Gerisini Prag düşünsün
89. dakikada Muslera’nın karşı karşıya kurtarışı öncesindeki Sparta Prag davranışını tekrar tekrar izlemeyi öneriyorum. Gol olmadı ama futbolun doğrularına muazzam bir örnekti! Ve ardından Barış Alper Yılmaz’ın taşıyıp Icardi’nin şutuyla tamamlanan hücumla Galatasaray perdeyi kapattı. Belki ülkenin beklediği net skorla tamamlanamadı maç ama ikinci maça rahat gol atan bir Galatasaray gidecek ve artık devamını Sparta Prag teknik ekibi düşünecek!
Bir de son not! Bizim takımların uluslararası maçlarını anlatan spiker arkadaşların ’Haydi çocuklar’ ile başlayan cümlelerinin muhatabının kim olduğunu anlayabilmiş değilim! Sahadakileri mi gayrete getirmek istiyorlar yoksa biz televizyon izleyenlere mi gaz veriyorlar, çözemedim! Eğer muhatap biz isek, ki biziz gibi görünüyor, oturduğumuz yerden ne yapabiliriz ki?
‘’Necip ile Mert etkisi!‘’
Biz izlemekten bıkıp usandık ama milyarlarca borcuna rağmen onca paraya onca transfer yapan Beşiktaş ilk devreleri oynayamamaktan bıkmadı. Bahisçilerin sık başvurduğu “gol beklentisi” istatistiğine (xG) göre ilk devre şöyleymiş: 0.11. Yani sadece ‘’gol hayali kurmuşlar’’ o da soyunma odasında! Peki, “İlk devre boyunca Beşiktaş’ın en etkili oyuncuları kim?” diye sorsam yanıtınız Necip Uysal ile Mert Günok olmaz değil mi? Ama öyle. İkinci devre başlar başlamaz Kayseri sağlı sollu gelirken Beşiktaş hala uykudaydı ve uyanacak gibi de görünmüyordu.

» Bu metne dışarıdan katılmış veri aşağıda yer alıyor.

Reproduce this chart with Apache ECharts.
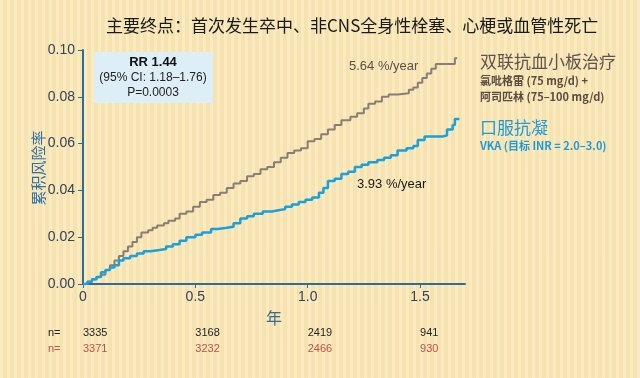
<!DOCTYPE html>
<html><head><meta charset="utf-8">
<script src="https://cdn.jsdelivr.net/npm/echarts@6/dist/echarts.min.js"></script>
<style>
html,body{margin:0;padding:0;}
body{width:640px;height:378px;overflow:hidden;
background-color:#F9E6B4;
background-image:repeating-linear-gradient(90deg, rgba(255,255,255,0.18) 0px, rgba(255,255,255,0.18) 3px, rgba(200,170,100,0.06) 3px, rgba(200,170,100,0.06) 7px);}
#c{width:640px;height:378px;}
</style></head>
<body><div id="c"></div>
<script>
// ---- data ----
const title = '主要终点：首次发生卒中、非CNS全身性栓塞、心梗或血管性死亡';
const yName = '累积风险率';
const yTicks = [0, 0.02, 0.04, 0.06, 0.08, 0.10];
const xTicks = [0, 0.5, 1.0, 1.5];
const daptName = '双联抗血小板治疗';
const vkaName = '口服抗凝';
const daptRate = '5.64 %/year';
const vkaRate = '3.93 %/year';
const daptT = [0,0.02,0.04,0.06,0.08,0.10,0.12,0.14,0.16,0.18,0.20,0.22,0.24,0.26,0.29,0.31,0.33,0.36,0.38,0.41,0.43,0.46,0.49,0.52,0.55,0.58,0.61,0.64,0.67,0.70,0.73,0.76,0.79,0.82,0.85,0.88,0.91,0.94,0.97,1.00,1.03,1.06,1.09,1.12,1.15,1.19,1.22,1.25,1.27,1.30,1.33,1.36,1.40,1.45,1.47,1.49,1.51,1.53,1.55,1.57,1.655,1.665];
const daptV = [0,0.001,0.002,0.003,0.004,0.006,0.008,0.010,0.012,0.014,0.016,0.018,0.020,0.022,0.023,0.024,0.025,0.026,0.027,0.028,0.030,0.031,0.033,0.035,0.036,0.038,0.039,0.041,0.043,0.044,0.046,0.047,0.049,0.050,0.052,0.054,0.056,0.057,0.058,0.061,0.062,0.064,0.066,0.068,0.070,0.0715,0.073,0.075,0.077,0.078,0.080,0.081,0.0815,0.083,0.084,0.086,0.088,0.090,0.092,0.094,0.0965,0.0965];
const vkaT = [0,0.02,0.04,0.06,0.08,0.10,0.12,0.14,0.16,0.18,0.21,0.24,0.27,0.30,0.34,0.37,0.40,0.43,0.46,0.50,0.53,0.57,0.60,0.64,0.67,0.70,0.73,0.76,0.80,0.84,0.87,0.90,0.93,0.96,0.99,1.02,1.05,1.07,1.09,1.12,1.15,1.18,1.21,1.24,1.27,1.31,1.34,1.37,1.40,1.44,1.47,1.49,1.52,1.60,1.62,1.645,1.655,1.675];
const vkaV = [0,0.001,0.002,0.003,0.005,0.006,0.007,0.008,0.010,0.011,0.012,0.013,0.014,0.0145,0.015,0.016,0.017,0.0185,0.020,0.021,0.022,0.0235,0.024,0.0245,0.026,0.028,0.029,0.030,0.031,0.0315,0.032,0.033,0.034,0.035,0.036,0.037,0.039,0.041,0.044,0.045,0.047,0.048,0.050,0.051,0.052,0.053,0.054,0.055,0.057,0.058,0.059,0.0615,0.063,0.0635,0.066,0.068,0.0705,0.0705];
const nAt = [0, 0.5, 1.0, 1.5];
const nDapt = [3335, 3168, 2419, 941];
const nVka = [3371, 3232, 2466, 930];

const axisBlue = '#2F6D99';
const grayLine = '#8A7E74';
const blueLine = '#1AA0DA';
const chart = echarts.init(document.getElementById('c'));
const opt = {
  animation:false,
  backgroundColor:'transparent',
  title:{text:title,left:101,top:12,textStyle:{fontSize:17,fontWeight:'normal',color:'#1a1a1a',fontFamily:'"Noto Sans CJK SC", sans-serif'}},
  grid:{left:83,right:175,top:50,bottom:94,containLabel:false},
  xAxis:{type:'value',min:0,max:1.7,interval:0.5,
    name:'年',nameLocation:'middle',nameGap:26,
    nameTextStyle:{fontSize:16,color:'#3E6A8C',fontFamily:'"Noto Sans CJK SC", sans-serif'},
    axisLine:{lineStyle:{color:axisBlue,width:2}},
    axisTick:{show:true,length:4,lineStyle:{color:axisBlue},customValues:xTicks},
    splitLine:{show:false},
    axisLabel:{fontSize:14,color:'#33435A',margin:6,fontFamily:'Liberation Sans, Arial',
      customValues:xTicks,
      formatter:v=> v===0?'0':v.toFixed(1)}},
  yAxis:{type:'value',min:0,max:0.1,interval:0.02,
    axisLine:{show:true,lineStyle:{color:axisBlue,width:2}},
    axisTick:{show:true,length:5,lineStyle:{color:axisBlue}},
    splitLine:{show:false},
    axisLabel:{fontSize:14,color:'#33435A',margin:8,fontFamily:'Liberation Sans, Arial',
      formatter:v=>v.toFixed(2)}},
  series:[
    {type:'line',step:'end',showSymbol:false,data:daptT.map((t,i)=>[t,daptV[i]]),
      lineStyle:{color:grayLine,width:2},z:3},
    {type:'line',step:'end',showSymbol:false,data:vkaT.map((t,i)=>[t,vkaV[i]]),
      lineStyle:{color:blueLine,width:2.5},z:4}
  ]
};
chart.setOption(opt);

const g = [];
// y axis name
g.push({type:'text',x:38,y:168,rotation:Math.PI/2,style:{text:yName,font:'15px "Noto Sans CJK SC"',fill:'#2F6EA5',align:'center',verticalAlign:'middle'},z:11});
// RR box
g.push({type:'rect',shape:{x:94,y:52,width:119,height:51},style:{fill:'#DDEEF6'},z:10});
g.push({type:'text',x:153,y:62,style:{text:'RR 1.44',font:'bold 13px Liberation Sans, Arial',fill:'#111',align:'center',verticalAlign:'middle'},z:11});
g.push({type:'text',x:153,y:78,style:{text:'(95% CI: 1.18–1.76)',font:'12px Liberation Sans, Arial',fill:'#222',align:'center',verticalAlign:'middle'},z:11});
g.push({type:'text',x:153,y:93,style:{text:'P=0.0003',font:'12px Liberation Sans, Arial',fill:'#222',align:'center',verticalAlign:'middle'},z:11});
// rate labels
g.push({type:'text',x:349,y:66,style:{text:daptRate,font:'13px Liberation Sans, Arial',fill:'#5a5048',align:'left',verticalAlign:'middle'},z:11});
g.push({type:'text',x:357,y:184,style:{text:vkaRate,font:'13px Liberation Sans, Arial',fill:'#1a1a1a',align:'left',verticalAlign:'middle'},z:11});
// legends
g.push({type:'text',x:480,y:62,style:{text:daptName,font:'17px "Noto Sans CJK SC"',fill:'#5E534C',align:'left',verticalAlign:'middle'},z:11});
g.push({type:'text',x:480,y:81,style:{text:'氯吡格雷 (75 mg/d) +',font:'bold 11px "Noto Sans CJK SC"',fill:'#5A4A40',align:'left',verticalAlign:'middle'},z:11});
g.push({type:'text',x:480,y:97,style:{text:'阿司匹林 (75–100 mg/d)',font:'bold 11px "Noto Sans CJK SC"',fill:'#5A4A40',align:'left',verticalAlign:'middle'},z:11});
g.push({type:'text',x:480,y:128,style:{text:vkaName,font:'17px "Noto Sans CJK SC"',fill:'#1E9BD7',align:'left',verticalAlign:'middle'},z:11});
g.push({type:'text',x:480,y:146,style:{text:'VKA (目标 INR = 2.0–3.0)',font:'bold 11px "Noto Sans CJK SC"',fill:'#1E9BD7',align:'left',verticalAlign:'middle'},z:11});
// n= rows
g.push({type:'text',x:48,y:333,style:{text:'n=',font:'11px Liberation Sans, Arial',fill:'#222',verticalAlign:'middle'},z:11});
g.push({type:'text',x:48,y:349,style:{text:'n=',font:'11px Liberation Sans, Arial',fill:'#C0504D',verticalAlign:'middle'},z:11});
nAt.forEach((t,i)=>{
  const px = chart.convertToPixel({gridIndex:0},[t,0])[0];
  g.push({type:'text',x:px,y:333,style:{text:String(nDapt[i]),font:'11px Liberation Sans, Arial',fill:'#222',verticalAlign:'middle'},z:11});
  g.push({type:'text',x:px,y:349,style:{text:String(nVka[i]),font:'11px Liberation Sans, Arial',fill:'#C0504D',verticalAlign:'middle'},z:11});
});
chart.setOption({graphic:g});
</script>
</body></html>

Pozisyona giremese de Kayseri topu gezdirdi ve Beşiktaş’ın oyundaki bıkkınlık katsayısını gittikçe yükseltti. Tek seçenekleri ‘Uzun vur hata bekle’ idi ama Kayseri tersine son bölümü son derece baskılıydı. Ve bu bölümde de Beşiktaş’ı ayakta tutan yine o “beğenilmeyen” Necip ile Mert oldu.
Kaynak neresi!
Doğrusu ya maçta yazacak çok şey olmadı. Yine de ilginç bir son not da şöyle olsun. Ayağının tozuyla sahaya sürülen Ernest Muçi’nin neler yapacağını doğrusu çok da merak etmiyordum. Daha yeniydi ve beklentiyi yüksek tutmamak gerektiğini bilecek kadar futbolla ilgiliydim. Ama bu transfer için Polonya Cumhurbaşkanı Andrezj Duda’nın aracı olduğu haberini sabah okuduğumda “Bu kadarı da olmaz artık” demiştim! Nihayetinde propaganda yapacağım derken ölçünün kaçtığını maç öncesinde öğrendik. Legia Varşova, “Gazetecilerin yaratıcılığını biliyoruz ancak bu sefer hayal güçleri fazla ileriye gitmiş” açıklaması yaptı. Şimdi soru şu; sizce bu haberin kaynağı neresidir?